Mencintaimu dengan sepenuh jiwa, seluruh raga kusuguhkan bersama kuatnya cinta yang membuat nyaris sinting seperti orang gila. Nyala api dalam diri ini tidak meredup, semakin berkobar dan berkilat-kilat siap untuk menyambar, membakar. Aku terbakar dalam diriku sendiri, aku bergejolak dalam jiwaku yang laknat, aku terdiam dalam seluruh teriakan tanda tanya “kenapa” yang sungguh-sungguh memekakkan telinga batin. Kapan jiwa ini akan kembali melayang terbang keangkasa terang, bukan dalam kenestapaan harapan yang memudar dan hilang?
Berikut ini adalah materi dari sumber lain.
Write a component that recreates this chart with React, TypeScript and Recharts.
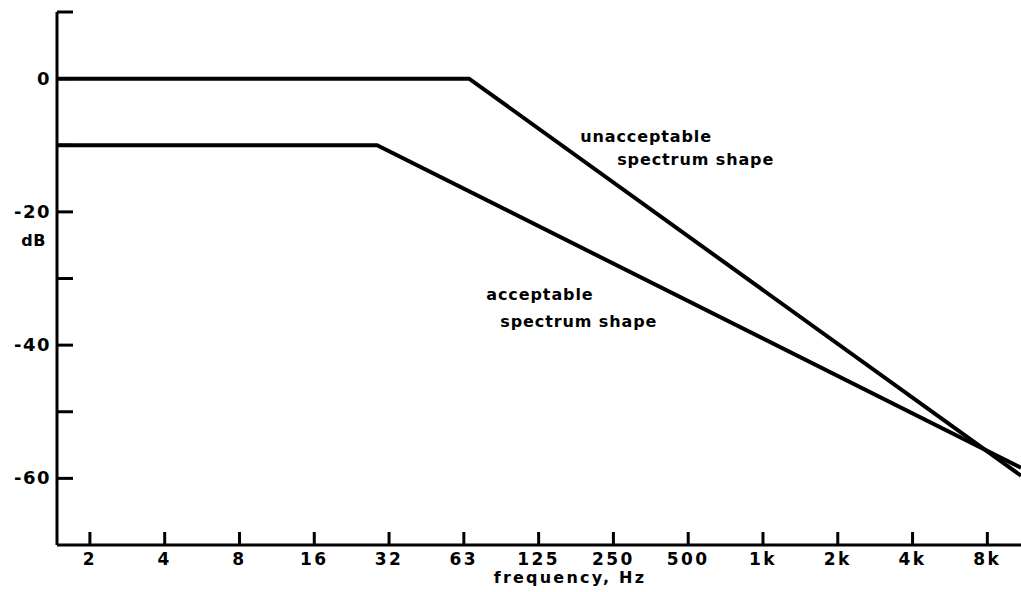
import React from "react";
import { LineChart, Line, XAxis, YAxis, ReferenceDot } from "recharts";

// x is the octave index: 1 = 2 Hz, 2 = 4 Hz ... 13 = 8 kHz
const octaveTicks = [1, 2, 3, 4, 5, 6, 7, 8, 9, 10, 11, 12, 13];
const freqLabels = ["2", "4", "8", "16", "32", "63", "125", "250", "500", "1k", "2k", "4k", "8k"];
const dbTicks = [10, 0, -10, -20, -30, -40, -50, -60];
const dbLabels: Record<number, string> = { 0: "0", [-20]: "-20", [-40]: "-40", [-60]: "-60" };

const unacceptable = [
  { x: 0.56, y: 0 },
  { x: 6.07, y: 0 },
  { x: 13.45, y: -59.6 },
];
const acceptable = [
  { x: 0.56, y: -10 },
  { x: 4.84, y: -10 },
  { x: 13.45, y: -58.4 },
];

const annotations = [
  { x: 7.555, y: -8.7, line1: "unacceptable", line2: "spectrum shape", dx: 37, dy: 23 },
  { x: 6.3, y: -32.5, line1: "acceptable", line2: "spectrum shape", dx: 14, dy: 27 },
];

const FONT = "'DejaVu Sans', sans-serif";

const YTick = (props: any) => {
  const { x, y, payload } = props;
  const label = dbLabels[payload.value];
  return (
    <g>
      <line x1={x} x2={x + 16} y1={y} y2={y} stroke="#000" strokeWidth={3} />
      {label && (
        <text x={x - 6} y={y} dy={6} textAnchor="end" fontFamily={FONT} fontWeight="bold" fontSize={18} letterSpacing={1.5} fill="#000">
          {label}
        </text>
      )}
      {payload.value === -20 && (
        <text x={x - 11} y={y + 28} dy={6} textAnchor="end" fontFamily={FONT} fontWeight="bold" fontSize={16} letterSpacing={0.5} fill="#000">
          dB
        </text>
      )}
    </g>
  );
};

const XTick = (props: any) => {
  const { x, y, payload } = props;
  return (
    <g>
      <line x1={x} x2={x} y1={y} y2={y - 13} stroke="#000" strokeWidth={3} />
      <text x={x} y={y + 14} dy={6} textAnchor="middle" fontFamily={FONT} fontWeight="bold" fontSize={17} letterSpacing={2.5} fill="#000">
        {freqLabels[payload.value - 1]}
      </text>
    </g>
  );
};

const NoteLabel = (props: any) => {
  const { viewBox, a } = props;
  const x = viewBox.x + (viewBox.width || 0) / 2;
  const y = viewBox.y + (viewBox.height || 0) / 2;
  return (
    <g fontFamily={FONT} fontWeight="bold" fontSize={16} letterSpacing={0.9} fill="#000">
      <text x={x} y={y} dy={5}>{a.line1}</text>
      <text x={x + a.dx} y={y + a.dy} dy={5}>{a.line2}</text>
    </g>
  );
};

const AxisTitle = (props: any) => {
  const { viewBox } = props;
  const cx = viewBox.x + viewBox.width / 2 + 31;
  return (
    <text x={cx} y={viewBox.y + 38} textAnchor="middle" fontFamily={FONT} fontWeight="bold" fontSize={16} letterSpacing={2.2} fill="#000">
      frequency,  Hz
    </text>
  );
};

export default function App() {
  return (
    <div style={{ position: "fixed", left: 0, top: 0, width: 1021, height: 592, background: "#fff" }}>
      <LineChart width={1021} height={592} margin={{ top: 12, right: 0, bottom: 0, left: 0 }}>
        <XAxis
          type="number"
          dataKey="x"
          domain={[0.56, 13.45]}
          allowDataOverflow
          ticks={octaveTicks}
          tick={<XTick />}
          tickLine={false}
          tickSize={0}
          tickMargin={0}
          height={47}
          axisLine={{ stroke: "#000", strokeWidth: 3 }}
          label={<AxisTitle />}
        />
        <YAxis
          type="number"
          domain={[-70, 10]}
          allowDataOverflow
          ticks={dbTicks}
          tick={<YTick />}
          tickLine={false}
          tickSize={0}
          tickMargin={0}
          width={57}
          axisLine={{ stroke: "#000", strokeWidth: 3 }}
          interval={0}
        />
        <Line data={unacceptable} dataKey="y" type="linear" stroke="#000" strokeWidth={4} dot={false} isAnimationActive={false} />
        <Line data={acceptable} dataKey="y" type="linear" stroke="#000" strokeWidth={4} dot={false} isAnimationActive={false} />
        {annotations.map((a, i) => (
          <ReferenceDot key={i} x={a.x} y={a.y} r={0} fill="none" stroke="none" label={<NoteLabel a={a} />} />
        ))}
      </LineChart>
    </div>
  );
}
Hai Cupid bodoh, bisakah kau tunjukkan padaku panahmu yang satu lagi? Panah kebencian. Tusukkanlah panah itu, agar seluruh rinduku menghilang, dan nyeri ini lenyap, bukankah engkau selalu menggenggam panah itu tanpa pernah melesatkannya? Lepaskanlah panah itu tepat bilik dijantungku, agar jantung ini berhenti berdegup, aku tak keberatan bila untuk itu harus kutukar dengan kematian. Sampaikan pada Venus ibumu yang merupakan Lambang dari bintang kelahiranku. Bahwa aku siap terbang memecah berserak menjadi pasir yang bersinar diangkasa. 
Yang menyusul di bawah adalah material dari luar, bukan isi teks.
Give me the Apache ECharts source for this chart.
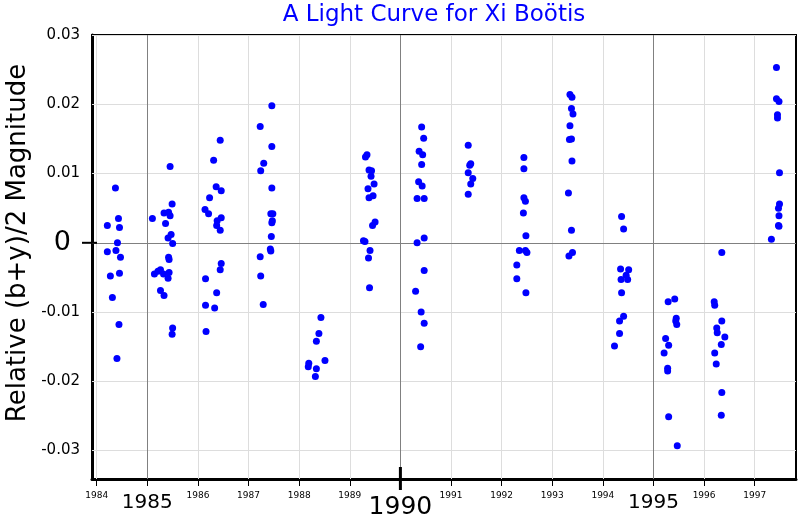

Mati bukanlah suatu tantangan yang harus ditakuti, karena mati memiliki kenikmatannya tersendiri. Terkubur dalam gelap sambil tertidur pulas adalah sebuah keberuntungan abadi, yang hanya dimiliki oleh kesayangan surgawi.  Entah rencana apalagi yang akan dimainkan takdir untukku, rencana lucu tolol menggelikan yang mengendalikan diriku seperti boneka bertali pancang, menggerakkanku sesuka tangannya, menjatuhkan aku sekehendaknya, menyeretku kehamparan jalan-jalan penuh lubang dan lumpur siksaan, memberi arti penuh luka dalam yang bertopengkan senyuman dan riuh tawa menutup air mata berwana kemerahan.

Ini rindu tak terbendung, menyesakkan dan menghilangkan akal sehat, membunuh perlahan dengan pasti dan menyakitkan.  Ini rinduku untukmu  yang tak mampu aku kendalikan meski perih terus mendera, dalam kegelisahan batin menanti kau siramkan setetes air surgamu yang bukan lagi miliku.  Tak sanggup lagi rasanya aku menahan getir perih dalam hitungan bulan, memintamu untuk masuk dalam kehidupanku lagi adalah sebuah kemustahilan,  namun sosokmu terpatri terlalu erat didalam ingatan, tak mampu aku singkirkan. Kerinduan ini terus menghimpitku tercampur bau kehilangan yang meremukkan jiwaku. Dan kini aku terkubur mati didalam kepedihan, kamu menghancurkan seluruh keinginanku akan jiwamu.

Wahai Cupid dan Venus.. Kini Kalian boleh meleburkan jiwaku menjadi debu bersinar, bertabur diangkasa bernama bintang.